>> Start

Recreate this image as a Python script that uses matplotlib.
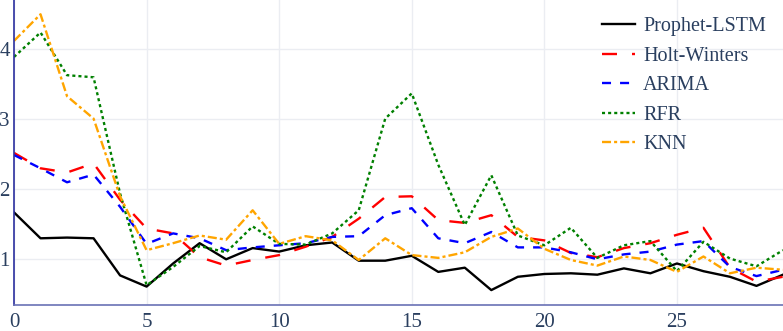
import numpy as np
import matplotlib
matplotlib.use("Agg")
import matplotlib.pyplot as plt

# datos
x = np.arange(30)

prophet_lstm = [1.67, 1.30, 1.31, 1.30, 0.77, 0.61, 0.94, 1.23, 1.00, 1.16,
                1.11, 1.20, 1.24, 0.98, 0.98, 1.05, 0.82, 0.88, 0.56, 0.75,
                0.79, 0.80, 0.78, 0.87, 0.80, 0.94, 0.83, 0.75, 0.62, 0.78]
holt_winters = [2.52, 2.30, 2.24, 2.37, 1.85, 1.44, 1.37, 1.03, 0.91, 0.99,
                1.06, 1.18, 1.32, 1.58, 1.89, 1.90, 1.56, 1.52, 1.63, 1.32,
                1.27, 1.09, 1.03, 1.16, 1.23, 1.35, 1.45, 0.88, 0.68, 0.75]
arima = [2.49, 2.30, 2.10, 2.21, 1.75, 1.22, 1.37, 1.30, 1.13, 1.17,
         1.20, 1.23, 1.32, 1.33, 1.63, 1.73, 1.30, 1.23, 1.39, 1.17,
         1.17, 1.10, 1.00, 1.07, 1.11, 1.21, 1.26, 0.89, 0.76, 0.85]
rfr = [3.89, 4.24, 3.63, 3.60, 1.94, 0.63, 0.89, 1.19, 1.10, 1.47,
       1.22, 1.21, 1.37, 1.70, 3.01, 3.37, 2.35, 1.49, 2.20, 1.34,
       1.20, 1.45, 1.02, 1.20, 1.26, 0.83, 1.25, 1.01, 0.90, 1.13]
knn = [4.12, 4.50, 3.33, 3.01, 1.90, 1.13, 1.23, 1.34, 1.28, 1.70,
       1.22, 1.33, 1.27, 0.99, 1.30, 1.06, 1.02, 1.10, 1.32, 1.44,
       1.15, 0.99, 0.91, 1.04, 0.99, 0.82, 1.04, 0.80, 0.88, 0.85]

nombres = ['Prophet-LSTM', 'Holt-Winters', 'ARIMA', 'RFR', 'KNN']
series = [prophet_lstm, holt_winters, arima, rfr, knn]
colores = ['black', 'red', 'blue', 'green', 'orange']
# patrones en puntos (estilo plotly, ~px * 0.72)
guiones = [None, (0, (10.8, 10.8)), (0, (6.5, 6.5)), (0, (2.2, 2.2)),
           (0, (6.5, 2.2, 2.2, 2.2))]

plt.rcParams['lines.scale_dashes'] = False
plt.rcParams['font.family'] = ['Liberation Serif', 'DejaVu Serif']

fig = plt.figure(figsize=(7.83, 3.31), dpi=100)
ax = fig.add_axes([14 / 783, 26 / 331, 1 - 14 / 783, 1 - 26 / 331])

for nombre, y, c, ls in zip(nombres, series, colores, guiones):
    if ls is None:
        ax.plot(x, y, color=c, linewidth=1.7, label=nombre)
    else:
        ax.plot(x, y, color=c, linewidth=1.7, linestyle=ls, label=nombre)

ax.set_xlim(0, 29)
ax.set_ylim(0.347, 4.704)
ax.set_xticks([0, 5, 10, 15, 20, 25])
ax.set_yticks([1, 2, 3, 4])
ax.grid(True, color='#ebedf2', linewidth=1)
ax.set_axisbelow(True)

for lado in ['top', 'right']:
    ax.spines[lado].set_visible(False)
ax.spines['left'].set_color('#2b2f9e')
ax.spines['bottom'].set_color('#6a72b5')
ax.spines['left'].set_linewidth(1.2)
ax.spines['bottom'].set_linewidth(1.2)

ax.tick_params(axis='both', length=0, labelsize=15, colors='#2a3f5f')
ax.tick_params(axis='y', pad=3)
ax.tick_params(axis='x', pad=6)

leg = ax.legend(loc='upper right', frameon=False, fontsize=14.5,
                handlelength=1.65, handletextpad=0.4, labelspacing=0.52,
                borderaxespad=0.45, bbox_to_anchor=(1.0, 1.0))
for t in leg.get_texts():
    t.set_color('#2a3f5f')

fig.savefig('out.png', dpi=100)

>> End

#### Given task:
Return nothing but the lines running from the start of the data to the line with "ax = fig.add_axes([14", please, both ends included and no pictures.

#### Solution below:
Recreate this image as a Python script that uses matplotlib.
import numpy as np
import matplotlib
matplotlib.use("Agg")
import matplotlib.pyplot as plt

# datos
x = np.arange(30)

prophet_lstm = [1.67, 1.30, 1.31, 1.30, 0.77, 0.61, 0.94, 1.23, 1.00, 1.16,
                1.11, 1.20, 1.24, 0.98, 0.98, 1.05, 0.82, 0.88, 0.56, 0.75,
                0.79, 0.80, 0.78, 0.87, 0.80, 0.94, 0.83, 0.75, 0.62, 0.78]
holt_winters = [2.52, 2.30, 2.24, 2.37, 1.85, 1.44, 1.37, 1.03, 0.91, 0.99,
                1.06, 1.18, 1.32, 1.58, 1.89, 1.90, 1.56, 1.52, 1.63, 1.32,
                1.27, 1.09, 1.03, 1.16, 1.23, 1.35, 1.45, 0.88, 0.68, 0.75]
arima = [2.49, 2.30, 2.10, 2.21, 1.75, 1.22, 1.37, 1.30, 1.13, 1.17,
         1.20, 1.23, 1.32, 1.33, 1.63, 1.73, 1.30, 1.23, 1.39, 1.17,
         1.17, 1.10, 1.00, 1.07, 1.11, 1.21, 1.26, 0.89, 0.76, 0.85]
rfr = [3.89, 4.24, 3.63, 3.60, 1.94, 0.63, 0.89, 1.19, 1.10, 1.47,
       1.22, 1.21, 1.37, 1.70, 3.01, 3.37, 2.35, 1.49, 2.20, 1.34,
       1.20, 1.45, 1.02, 1.20, 1.26, 0.83, 1.25, 1.01, 0.90, 1.13]
knn = [4.12, 4.50, 3.33, 3.01, 1.90, 1.13, 1.23, 1.34, 1.28, 1.70,
       1.22, 1.33, 1.27, 0.99, 1.30, 1.06, 1.02, 1.10, 1.32, 1.44,
       1.15, 0.99, 0.91, 1.04, 0.99, 0.82, 1.04, 0.80, 0.88, 0.85]

nombres = ['Prophet-LSTM', 'Holt-Winters', 'ARIMA', 'RFR', 'KNN']
series = [prophet_lstm, holt_winters, arima, rfr, knn]
colores = ['black', 'red', 'blue', 'green', 'orange']
# patrones en puntos (estilo plotly, ~px * 0.72)
guiones = [None, (0, (10.8, 10.8)), (0, (6.5, 6.5)), (0, (2.2, 2.2)),
           (0, (6.5, 2.2, 2.2, 2.2))]

plt.rcParams['lines.scale_dashes'] = False
plt.rcParams['font.family'] = ['Liberation Serif', 'DejaVu Serif']

fig = plt.figure(figsize=(7.83, 3.31), dpi=100)
ax = fig.add_axes([14 / 783, 26 / 331, 1 - 14 / 783, 1 - 26 / 331])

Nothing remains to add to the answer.